Bisher verzichteten die meisten Medien darauf, der Frage nachzugehen, wie viel die Spitzenkandidatin der Demokraten eigentlich für ihre Wahlkampf-Garderobe ausgibt. Die "New York Post" gab trotzdem eine Schätzung ab - demnach waren es bisher ungefähr 200.000 Dollar - mit einer einzelnen Tweed-Jacke, die mehr als 12.000 Dollar (10.694,23 Euro) gekostet haben soll. Aber: Auch Donald Trump mag es gediegen, liebt Brioni-Anzüge, von denen die meisten Amerikaner nur träumen können.
Knallige Farben
Clintons klassischer Look sind Jacken - gerne in knalligen Farben wie Blau und Rot. Und oft sind sie an den Schultern schmal und in der Hüftgegend etwas weiter geschnitten. Als First Lady hatte man Hillary oft noch in Röcken und Kleidern gesehen - mit Bob-Frisur, manchmal glatt, manchmal wellig. Wie viele andere Frauen auch, hatte sie wechselnde Modephasen, aber ihre zunehmend prominente politische Rolle brachte auch Konflikte.
So lehnte es Clinton in ihrem ersten Präsidentschaftsrennen 2008 ab, sich für das Magazin "Vogue" ablichten zu lassen - sie fürchtete, das könne sie zu feminin erscheinen lassen.
Kein Grau im Haar
Über solche Dinge, so heißt es, denkt sie jetzt nicht mehr nach, gehört selbstbewusst der "Schwesternschaft der reisenden Hosenanzüge" an, wie sie es einst formulierte.
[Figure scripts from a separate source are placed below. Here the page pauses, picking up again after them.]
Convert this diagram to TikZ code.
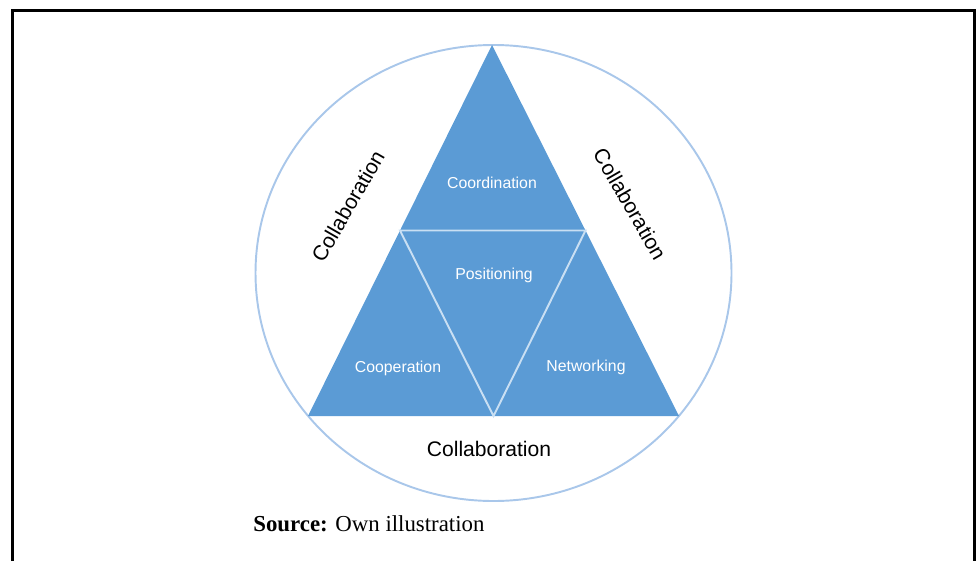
\documentclass[tikz,border=0pt]{standalone}
\usepackage{fontspec}
\setmainfont{Liberation Serif}
\setsansfont{Liberation Sans}
\usetikzlibrary{calc}
\definecolor{triblue}{HTML}{5B9BD5}
\definecolor{ringblue}{HTML}{A9C7EA}
\definecolor{splitblue}{HTML}{C9DFF3}

\begin{document}
\begin{tikzpicture}[x=0.02cm,y=-0.02cm,
    inner/.style={text=white, font=\sffamily\fontsize{9}{11}\selectfont},
    collab/.style={text=black, font=\sffamily\fontsize{12}{14}\selectfont}]
  \useasboundingbox (0,0) rectangle (976,561);
  % frame
  \draw[line width=1.7pt] (12.5,561) -- (12.5,10.5) -- (974.2,10.5) -- (974.2,561);
  % ring
  \coordinate (c) at (493.5,273);
  \draw[ringblue, line width=1.1pt] (c) ellipse [x radius=238, y radius=228];
  % corners of the triangle
  \coordinate (top) at (492,45);
  \coordinate (bl) at (308,416);
  \coordinate (br) at (679,416);
  \coordinate (ml) at ($(top)!0.5!(bl)$);
  \coordinate (mr) at ($(top)!0.5!(br)$);
  \coordinate (mb) at ($(bl)!0.5!(br)$);
  \fill[triblue] (top) -- (bl) -- (br) -- cycle;
  % inner split
  \draw[splitblue, line width=1.1pt] (ml) -- (mr) -- (mb) -- cycle;
  % labels
  \node[inner] (coord) at (492,183) {Coordination};
  \node[inner] (posit) at (494,275) {Positioning};
  \node[inner] (coop) at (398,368) {Cooperation};
  \node[inner] (netw) at (586,367) {Networking};
  \node[collab, rotate=60] (colleft) at (348,206) {Collaboration};
  \node[collab, rotate=-60] (colright) at (630,204) {Collaboration};
  \node[collab] (colbottom) at (489,449) {Collaboration};
  \node[anchor=base west, font=\fontsize{13}{15}\selectfont, inner sep=0pt] (source) at (253,531)
    {\textbf{Source:} Own illustration};
\end{tikzpicture}
\end{document}
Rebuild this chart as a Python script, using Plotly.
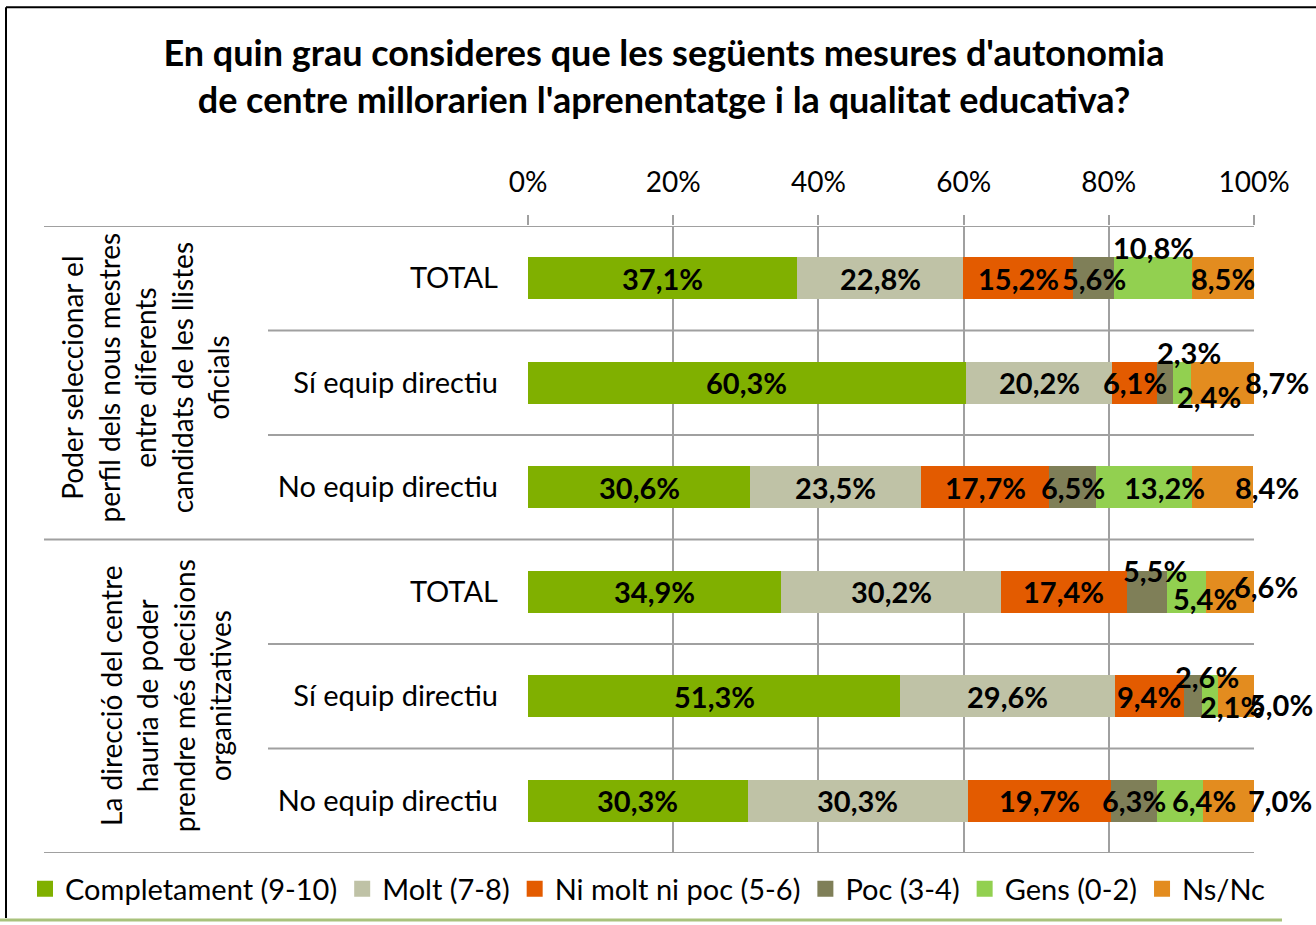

Und fällt es auch nicht sehr stark ins Auge, variiert sie, so weit es diese Outfits erlauben: in der Farbe, der Länge der Jacke, dem Halsabschluss, dem Material.
Der britische "Telegraph" befand sogar: "Sie ist ein begeisterter Kollaborateur mit Planet Fashion geworden." Aber vielleicht meinte das Blatt ja auch etwas Anderes: Im Vorfeld der Modewoche haben mehrere Designer private Schauen veranstaltet, um Geld für Clintons Wahlkampf zu sammeln.
Längst macht sie selber auch nicht nur Scherze über ihre Kleidung, sondern auch über ihr Haar. Amerika werde es nicht im Weißen Haus grau werden sehen, sagte sie im vergangenen Jahr zum Wahlkampfantritt. "Ich färbe es seit Jahren."